Posted in | News | Climate Change | Ecology

Updated Climate Change Atlas Includes Place-Based Summaries of Current Tree Species

For 20 years, the USDA Forest Service's Climate Change Atlas has been giving foresters in the Eastern United States insight into how future habitat conditions may affect tree species, from dramatic change (a big increase of cedar elm, for example, and a big loss in balsam poplar) to the fairly neutral (red maple).

The Forest Service scientists who designed the Climate Change Atlas recently completed a major overhaul of the online tool, including new predictor variables, an updated modeling framework, updated data, information on potential migration, and a revised series of four tutorials on how to use the Atlas.

The Climate Change Atlas offers a glimpse into possible futures for 125 eastern tree species by combining modeling for species distribution, migration, and tree species traits. Modeling is provided for trees assuming moderate and high emissions of greenhouse gases. The Atlas uses data collected by the Forest Service's Forest Inventory and Analysis (FIA) Program from 3.9 million trees from 85,000 inventory plots in the Eastern United States.

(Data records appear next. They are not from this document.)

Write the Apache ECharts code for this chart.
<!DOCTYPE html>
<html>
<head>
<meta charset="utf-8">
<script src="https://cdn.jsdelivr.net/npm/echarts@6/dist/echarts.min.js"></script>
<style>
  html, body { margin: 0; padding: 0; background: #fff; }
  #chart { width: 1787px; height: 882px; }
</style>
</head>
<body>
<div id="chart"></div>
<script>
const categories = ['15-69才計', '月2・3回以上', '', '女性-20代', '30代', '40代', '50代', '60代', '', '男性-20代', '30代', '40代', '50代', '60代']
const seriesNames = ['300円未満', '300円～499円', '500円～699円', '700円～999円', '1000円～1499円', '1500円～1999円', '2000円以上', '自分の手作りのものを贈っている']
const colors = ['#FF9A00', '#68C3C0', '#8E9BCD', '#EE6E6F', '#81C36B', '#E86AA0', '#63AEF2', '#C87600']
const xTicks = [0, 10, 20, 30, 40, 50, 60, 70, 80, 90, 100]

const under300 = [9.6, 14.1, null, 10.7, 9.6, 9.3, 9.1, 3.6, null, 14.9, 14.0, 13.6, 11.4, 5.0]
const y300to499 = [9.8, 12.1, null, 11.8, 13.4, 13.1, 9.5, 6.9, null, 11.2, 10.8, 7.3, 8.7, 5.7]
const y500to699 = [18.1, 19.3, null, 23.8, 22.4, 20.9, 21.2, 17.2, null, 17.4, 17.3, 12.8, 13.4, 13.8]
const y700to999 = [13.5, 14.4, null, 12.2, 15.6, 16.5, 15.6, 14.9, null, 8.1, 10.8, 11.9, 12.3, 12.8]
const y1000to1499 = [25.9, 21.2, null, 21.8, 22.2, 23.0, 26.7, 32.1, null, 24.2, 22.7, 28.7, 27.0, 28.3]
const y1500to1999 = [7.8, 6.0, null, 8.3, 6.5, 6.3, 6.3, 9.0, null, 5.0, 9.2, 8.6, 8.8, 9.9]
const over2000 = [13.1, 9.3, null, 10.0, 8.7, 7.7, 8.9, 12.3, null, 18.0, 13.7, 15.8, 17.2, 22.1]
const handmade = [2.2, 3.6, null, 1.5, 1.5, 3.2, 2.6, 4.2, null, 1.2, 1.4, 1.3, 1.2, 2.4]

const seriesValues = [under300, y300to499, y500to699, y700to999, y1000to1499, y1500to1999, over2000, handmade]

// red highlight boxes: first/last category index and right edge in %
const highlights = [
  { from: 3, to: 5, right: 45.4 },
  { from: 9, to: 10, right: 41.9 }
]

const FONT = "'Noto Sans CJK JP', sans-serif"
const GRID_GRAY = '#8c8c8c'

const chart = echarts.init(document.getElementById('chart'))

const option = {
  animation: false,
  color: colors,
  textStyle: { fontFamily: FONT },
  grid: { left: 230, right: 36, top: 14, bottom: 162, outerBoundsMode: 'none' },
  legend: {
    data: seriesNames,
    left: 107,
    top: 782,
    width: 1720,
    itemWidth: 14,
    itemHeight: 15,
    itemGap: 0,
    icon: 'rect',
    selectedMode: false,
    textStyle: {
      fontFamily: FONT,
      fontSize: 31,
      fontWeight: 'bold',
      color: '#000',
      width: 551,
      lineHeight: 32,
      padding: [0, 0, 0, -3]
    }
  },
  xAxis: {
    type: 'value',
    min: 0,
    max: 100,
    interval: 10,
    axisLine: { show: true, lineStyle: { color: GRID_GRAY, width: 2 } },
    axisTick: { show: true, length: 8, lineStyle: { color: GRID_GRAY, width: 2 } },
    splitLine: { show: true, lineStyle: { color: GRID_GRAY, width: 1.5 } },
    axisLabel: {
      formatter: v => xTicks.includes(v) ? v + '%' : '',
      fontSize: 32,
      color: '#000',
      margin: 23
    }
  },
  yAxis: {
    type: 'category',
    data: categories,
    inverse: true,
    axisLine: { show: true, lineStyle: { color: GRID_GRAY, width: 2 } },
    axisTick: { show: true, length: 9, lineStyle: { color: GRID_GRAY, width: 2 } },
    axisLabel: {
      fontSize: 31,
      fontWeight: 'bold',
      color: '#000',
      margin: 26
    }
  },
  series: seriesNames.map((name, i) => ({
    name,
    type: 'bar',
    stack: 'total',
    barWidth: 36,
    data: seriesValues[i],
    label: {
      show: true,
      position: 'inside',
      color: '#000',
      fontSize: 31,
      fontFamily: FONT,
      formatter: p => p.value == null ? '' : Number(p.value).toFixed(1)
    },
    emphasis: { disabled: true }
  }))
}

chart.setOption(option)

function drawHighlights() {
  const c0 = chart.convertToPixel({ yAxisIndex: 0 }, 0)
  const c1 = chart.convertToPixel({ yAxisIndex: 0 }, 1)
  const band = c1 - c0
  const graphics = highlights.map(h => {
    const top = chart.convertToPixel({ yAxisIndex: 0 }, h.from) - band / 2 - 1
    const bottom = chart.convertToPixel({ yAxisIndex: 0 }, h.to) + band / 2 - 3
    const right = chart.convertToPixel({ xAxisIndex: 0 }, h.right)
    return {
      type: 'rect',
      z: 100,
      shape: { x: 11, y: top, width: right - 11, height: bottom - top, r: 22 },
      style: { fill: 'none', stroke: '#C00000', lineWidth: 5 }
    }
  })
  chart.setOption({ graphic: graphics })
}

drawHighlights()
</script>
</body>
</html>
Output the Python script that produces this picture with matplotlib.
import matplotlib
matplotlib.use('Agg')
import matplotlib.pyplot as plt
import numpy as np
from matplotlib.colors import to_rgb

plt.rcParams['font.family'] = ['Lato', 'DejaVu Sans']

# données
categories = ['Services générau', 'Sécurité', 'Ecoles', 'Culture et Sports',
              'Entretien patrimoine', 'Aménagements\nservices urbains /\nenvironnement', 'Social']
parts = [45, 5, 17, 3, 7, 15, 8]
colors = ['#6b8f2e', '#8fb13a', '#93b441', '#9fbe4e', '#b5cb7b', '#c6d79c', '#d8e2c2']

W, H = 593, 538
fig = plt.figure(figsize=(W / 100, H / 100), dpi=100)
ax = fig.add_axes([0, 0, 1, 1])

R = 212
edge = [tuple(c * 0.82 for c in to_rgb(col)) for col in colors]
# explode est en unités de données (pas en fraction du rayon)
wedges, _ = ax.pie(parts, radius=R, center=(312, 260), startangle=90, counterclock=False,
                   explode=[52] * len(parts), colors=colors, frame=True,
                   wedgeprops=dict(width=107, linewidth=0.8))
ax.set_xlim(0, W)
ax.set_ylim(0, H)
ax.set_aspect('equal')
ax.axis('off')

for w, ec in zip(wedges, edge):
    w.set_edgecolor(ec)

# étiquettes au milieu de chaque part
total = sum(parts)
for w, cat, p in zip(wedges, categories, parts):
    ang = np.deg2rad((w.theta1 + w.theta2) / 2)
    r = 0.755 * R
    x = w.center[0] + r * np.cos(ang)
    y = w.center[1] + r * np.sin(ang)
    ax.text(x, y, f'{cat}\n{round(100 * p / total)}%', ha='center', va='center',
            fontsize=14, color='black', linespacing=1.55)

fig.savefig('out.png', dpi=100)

"Science-based forest management offers a natural solution to climate change in the United States, and our challenge is to not only develop that science but to package it in formats that are convenient, accurate, and useful to forest managers," said Cynthia West, Director of the Northern Research Station and the Forest Products Laboratory. "The Climate Change Atlas exemplifies how Forest Service research serves land managers in our region."

Updates to the Climate Change Atlas include place-based summaries of current tree species ranked in order of importance, potential tree species shifts within the area, and potential species to consider for planting for individual national forests, national parks, urban areas, ecoregions, watersheds as well as full coverage by 1×1 degree grids, across the Eastern United States.

The Atlas was created by Northern Research Station scientists Louis Iverson, Anantha Prasad, Matthew Peters, and Stephen Matthews.